━━ Data segment ━━

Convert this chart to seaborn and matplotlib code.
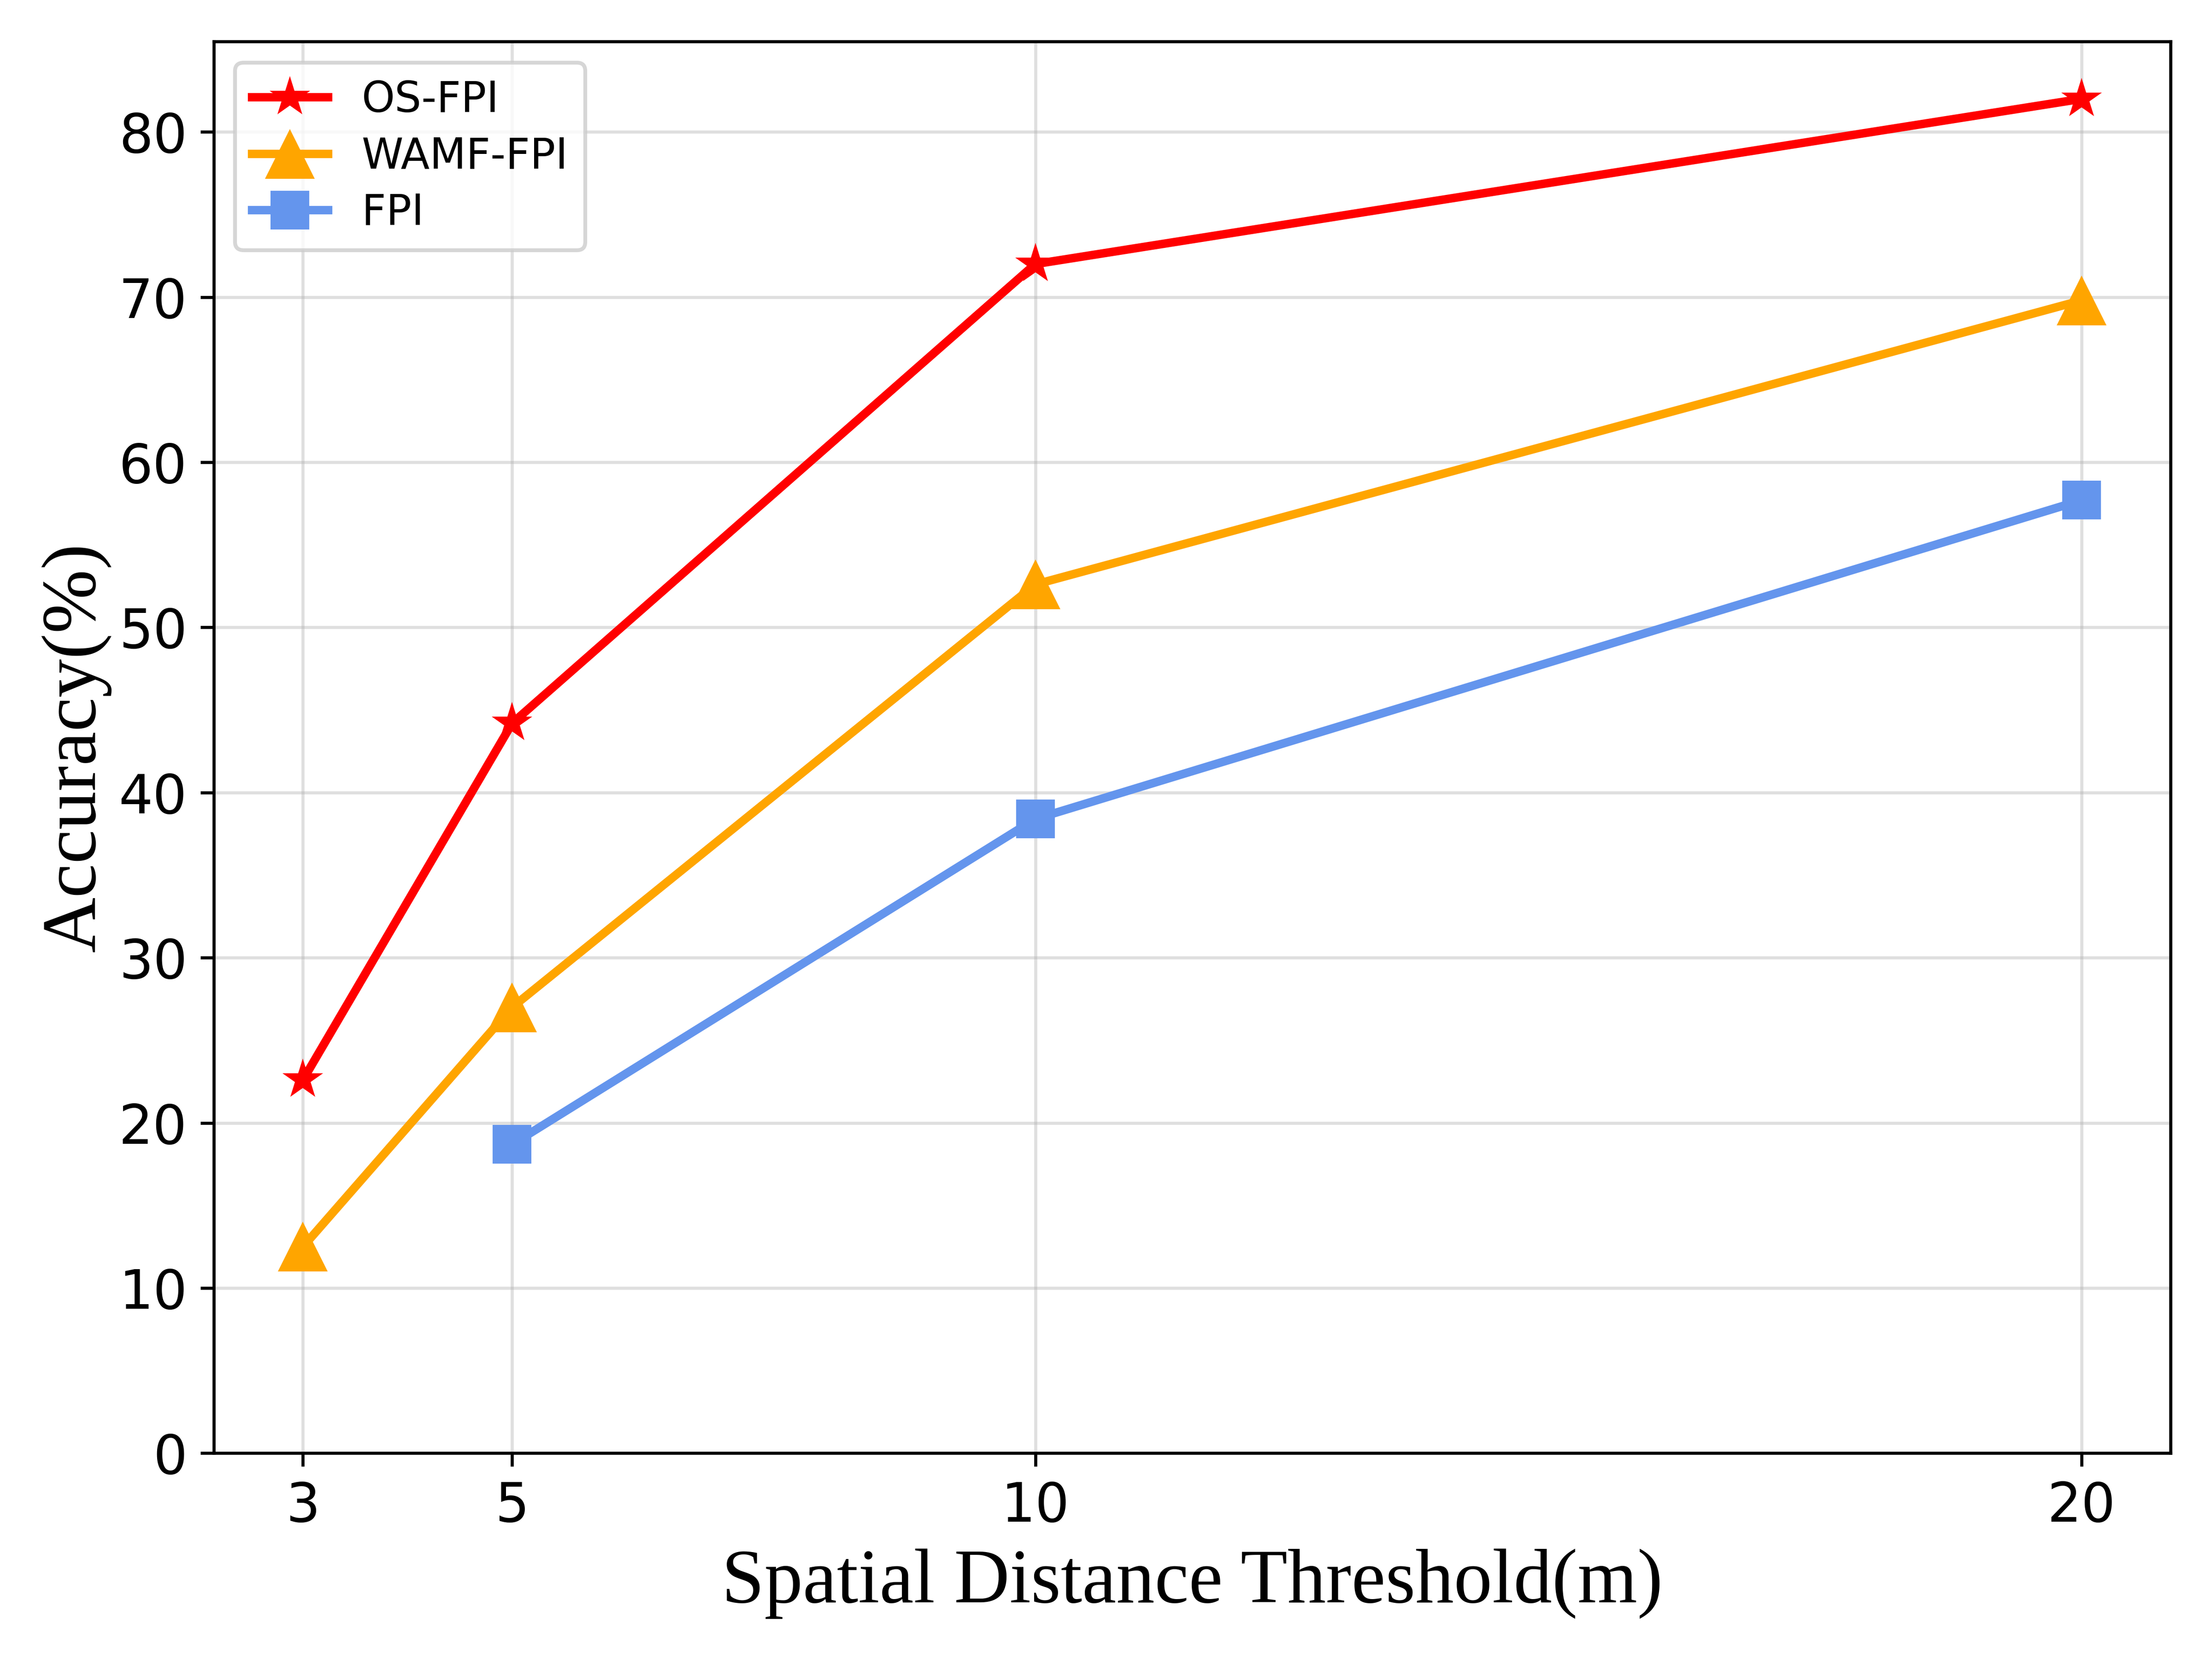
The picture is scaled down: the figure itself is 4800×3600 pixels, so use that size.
import matplotlib
matplotlib.use("Agg")
import matplotlib.pyplot as plt
import seaborn as sns
import pandas as pd
import numpy as np

thresholds = [3, 5, 10, 20]
os_fpi = [22.6, 44.2, 72.0, 82.0]
wamf_fpi = [12.5, 27.0, 52.6, 69.8]
fpi = [np.nan, 18.7, 38.4, 57.7]

data = pd.DataFrame({
    "Threshold": thresholds,
    "OS-FPI": os_fpi,
    "WAMF-FPI": wamf_fpi,
    "FPI": fpi,
})

plt.figure(figsize=(8, 6))
ax = plt.gca()
sns.lineplot(x="Threshold", y="OS-FPI", data=data, marker="*", markersize=11,
             color="red", linewidth=2.2, markeredgewidth=0, label="OS-FPI", ax=ax)
sns.lineplot(x="Threshold", y="WAMF-FPI", data=data, marker="^", markersize=13,
             color="orange", linewidth=2.2, markeredgewidth=0, label="WAMF-FPI", ax=ax)
sns.lineplot(x="Threshold", y="FPI", data=data.dropna(), marker="s", markersize=10,
             color="cornflowerblue", linewidth=2.2, markeredgewidth=0, label="FPI", ax=ax)

ax.set_xticks(thresholds)
ax.set_ylim(bottom=0)
ax.tick_params(labelsize=14)
ax.set_xlabel("Spatial Distance Threshold(m)", fontsize=20, family=["Liberation Serif", "DejaVu Serif"])
ax.set_ylabel("Accuracy(%)", fontsize=20, family=["Liberation Serif", "DejaVu Serif"], labelpad=2)
ax.grid(True, alpha=0.4)
ax.legend(loc="upper left", fontsize=11, labelspacing=0.35, handlelength=1.8)
plt.tight_layout()
plt.savefig("out.png", dpi=600)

━━━

→ **Requirement**
Copy all lines from the listing that contain "matplotlib".

→ **Written solution**
Convert this chart to seaborn and matplotlib code.
import matplotlib
matplotlib.use("Agg")
import matplotlib.pyplot as plt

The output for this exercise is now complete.